* Raw data *
--- start ---

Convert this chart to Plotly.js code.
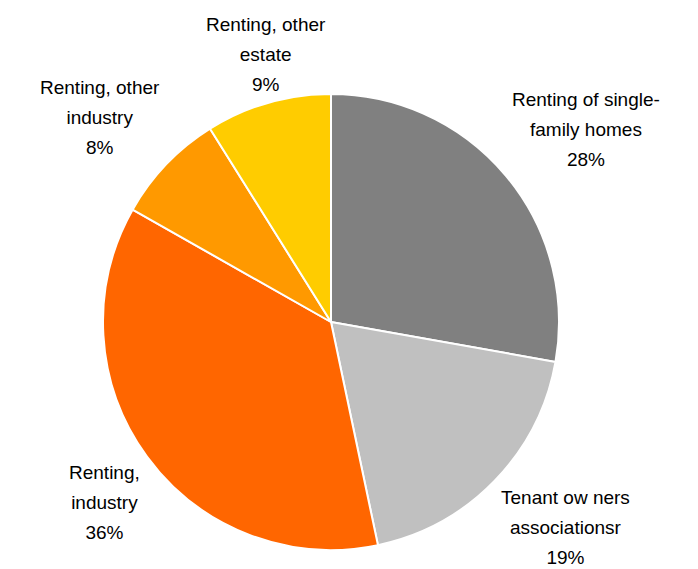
<!DOCTYPE html>
<html>
<head>
<meta charset="utf-8">
<script src="https://cdn.plot.ly/plotly-3.0.1.min.js"></script>
<style>html,body{margin:0;padding:0;background:#fff;}#chart{width:698px;height:569px;}</style>
</head>
<body>
<div id="chart"></div>
<script>
var labelLines = [["Renting of single-", "family homes"], ["Tenant ow ners", "associationsr"], ["Renting,", "industry"], ["Renting, other", "industry"], ["Renting, other", "estate"]];
var labels = labelLines.map(function (l) { return l.join(" "); });
var values = [27.8, 18.9, 36.5, 7.9, 8.9];
var shownPercent = ["28%", "19%", "36%", "8%", "9%"];
var colors = ["#808080", "#C0C0C0", "#FF6600", "#FF9900", "#FFCC00"];

var trace = {
  type: "pie",
  labels: labels,
  values: values,
  textinfo: "none",
  hoverinfo: "none",
  sort: false,
  direction: "clockwise",
  rotation: 0,
  marker: {colors: colors, line: {color: "#FFFFFF", width: 2}},
  domain: {x: [0, 1], y: [0, 1]},
  showlegend: false
};

// outside labels placed along each slice's mid-angle, just beyond the pie edge
var plotSize = 456;
var gapPx = 6;
var total = values.reduce(function (a, b) { return a + b; }, 0);
var annotations = [];
var cum = 0;
function glyphs(t) { return '<span style="font-size:19px">' + t + '</span>'; }
for (var i = 0; i < values.length; i++) {
  var mid = (cum + values[i] / 2) / total * 2 * Math.PI;
  cum += values[i];
  var s = Math.sin(mid), c = Math.cos(mid);
  var rr = 0.5 + gapPx / plotSize;
  var lines = labelLines[i].concat([shownPercent[i]]).map(glyphs);
  annotations.push({
    xref: "paper", yref: "paper",
    x: 0.5 + rr * s,
    y: 0.5 + rr * c,
    xanchor: Math.abs(s) < 0.5 ? "center" : (s > 0 ? "left" : "right"),
    yanchor: c > 0 ? "bottom" : "top",
    text: lines.join("<br>"),
    showarrow: false,
    align: "center",
    font: {family: "Liberation Sans, Arial, sans-serif", size: 23, color: "#000000"}
  });
}

var layout = {
  width: 698,
  height: 569,
  margin: {l: 103, r: 139, t: 94, b: 19},
  paper_bgcolor: "#FFFFFF",
  plot_bgcolor: "#FFFFFF",
  showlegend: false,
  annotations: annotations
};

Plotly.newPlot("chart", [trace], layout, {displayModeBar: false, staticPlot: true});
</script>
</body>
</html>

--- end ---

* Required work *
Transcribe the listing above verbatim. Omit the pictures.

* Solved problem *
Convert this chart to Plotly.js code.
<!DOCTYPE html>
<html>
<head>
<meta charset="utf-8">
<script src="https://cdn.plot.ly/plotly-3.0.1.min.js"></script>
<style>html,body{margin:0;padding:0;background:#fff;}#chart{width:698px;height:569px;}</style>
</head>
<body>
<div id="chart"></div>
<script>
var labelLines = [["Renting of single-", "family homes"], ["Tenant ow ners", "associationsr"], ["Renting,", "industry"], ["Renting, other", "industry"], ["Renting, other", "estate"]];
var labels = labelLines.map(function (l) { return l.join(" "); });
var values = [27.8, 18.9, 36.5, 7.9, 8.9];
var shownPercent = ["28%", "19%", "36%", "8%", "9%"];
var colors = ["#808080", "#C0C0C0", "#FF6600", "#FF9900", "#FFCC00"];

var trace = {
  type: "pie",
  labels: labels,
  values: values,
  textinfo: "none",
  hoverinfo: "none",
  sort: false,
  direction: "clockwise",
  rotation: 0,
  marker: {colors: colors, line: {color: "#FFFFFF", width: 2}},
  domain: {x: [0, 1], y: [0, 1]},
  showlegend: false
};

// outside labels placed along each slice's mid-angle, just beyond the pie edge
var plotSize = 456;
var gapPx = 6;
var total = values.reduce(function (a, b) { return a + b; }, 0);
var annotations = [];
var cum = 0;
function glyphs(t) { return '<span style="font-size:19px">' + t + '</span>'; }
for (var i = 0; i < values.length; i++) {
  var mid = (cum + values[i] / 2) / total * 2 * Math.PI;
  cum += values[i];
  var s = Math.sin(mid), c = Math.cos(mid);
  var rr = 0.5 + gapPx / plotSize;
  var lines = labelLines[i].concat([shownPercent[i]]).map(glyphs);
  annotations.push({
    xref: "paper", yref: "paper",
    x: 0.5 + rr * s,
    y: 0.5 + rr * c,
    xanchor: Math.abs(s) < 0.5 ? "center" : (s > 0 ? "left" : "right"),
    yanchor: c > 0 ? "bottom" : "top",
    text: lines.join("<br>"),
    showarrow: false,
    align: "center",
    font: {family: "Liberation Sans, Arial, sans-serif", size: 23, color: "#000000"}
  });
}

var layout = {
  width: 698,
  height: 569,
  margin: {l: 103, r: 139, t: 94, b: 19},
  paper_bgcolor: "#FFFFFF",
  plot_bgcolor: "#FFFFFF",
  showlegend: false,
  annotations: annotations
};

Plotly.newPlot("chart", [trace], layout, {displayModeBar: false, staticPlot: true});
</script>
</body>
</html>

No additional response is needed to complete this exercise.